1st-hand & in-depth info about Alibaba's tech innovation in AI, Big Data, & Computer Engineering
Smart AI applications can help businesses audit complex international trade documents, significantly benefiting work efficiency and risk control.
Documents are a crucial part of international trade, as well as notoriously complex. For trading staff who routinely deal with large amounts of these documents in formats such as scanned images, it makes or breaks their ability to effectively process key information and control risks. Now, with Smart Audit technology that processes information even from crumpled documents, Alibaba is showing how AI solutions can improve efficiency and reduce pain points in international trade.
International trade is a set of complex procedures, especially for B2B trade. To control risks, cross-validation of multiple documents and document-based risk control strategies are implemented at every step. Examples include the cross-validation of corporate information and bank accounts, audit of risks related to letters of credit, B/Ls, insurance policies, packing lists, invoices, and customs declaration forms.

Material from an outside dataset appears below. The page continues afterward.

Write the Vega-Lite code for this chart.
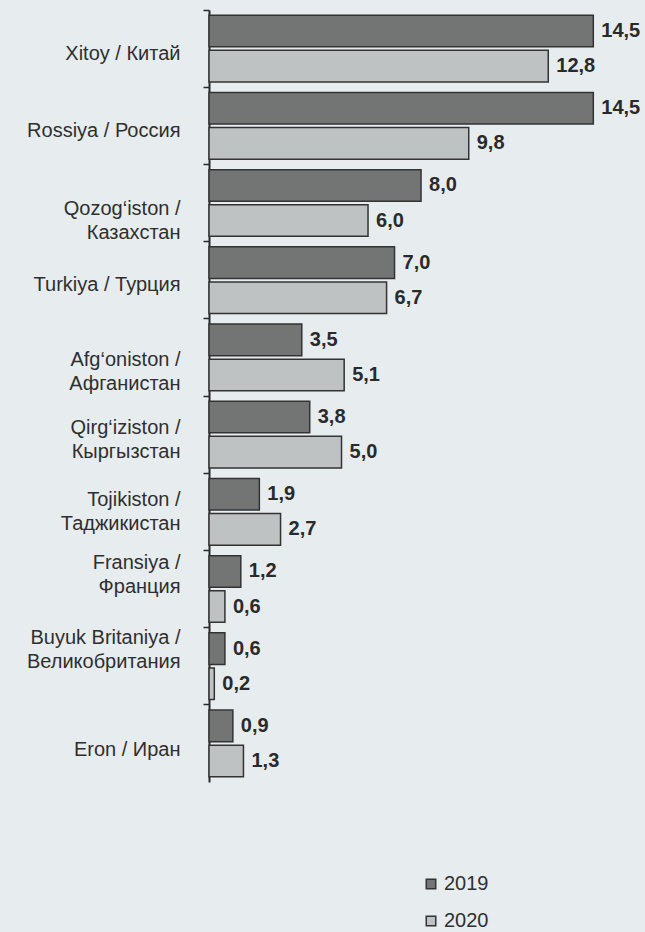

Consider the example of the letter of credit. For this type of document, various clauses must be audited and documents must be mutually consistent and conforming to the terms of the letter of credit. This process is typically carried out by highly skilled and experienced people.
This lengthy, risky audit process is the main driver for the development of Alibaba’s Smart Audit technology. Using machine learning and artificial intelligence, Smart Audit processes documents in a more efficient, less costly, and less risky way.
The benefits of such technology are numerous. Smart Audit serves more SMEs in international trade by providing order decision reports, terms/credit/trade risk reports, and solutions for preparing and auditing documents. Moreover, it uses AI technology to reduce costs and risks, improve efficiency and customer experience, and boost the optimization and upgrade of core e-businesses.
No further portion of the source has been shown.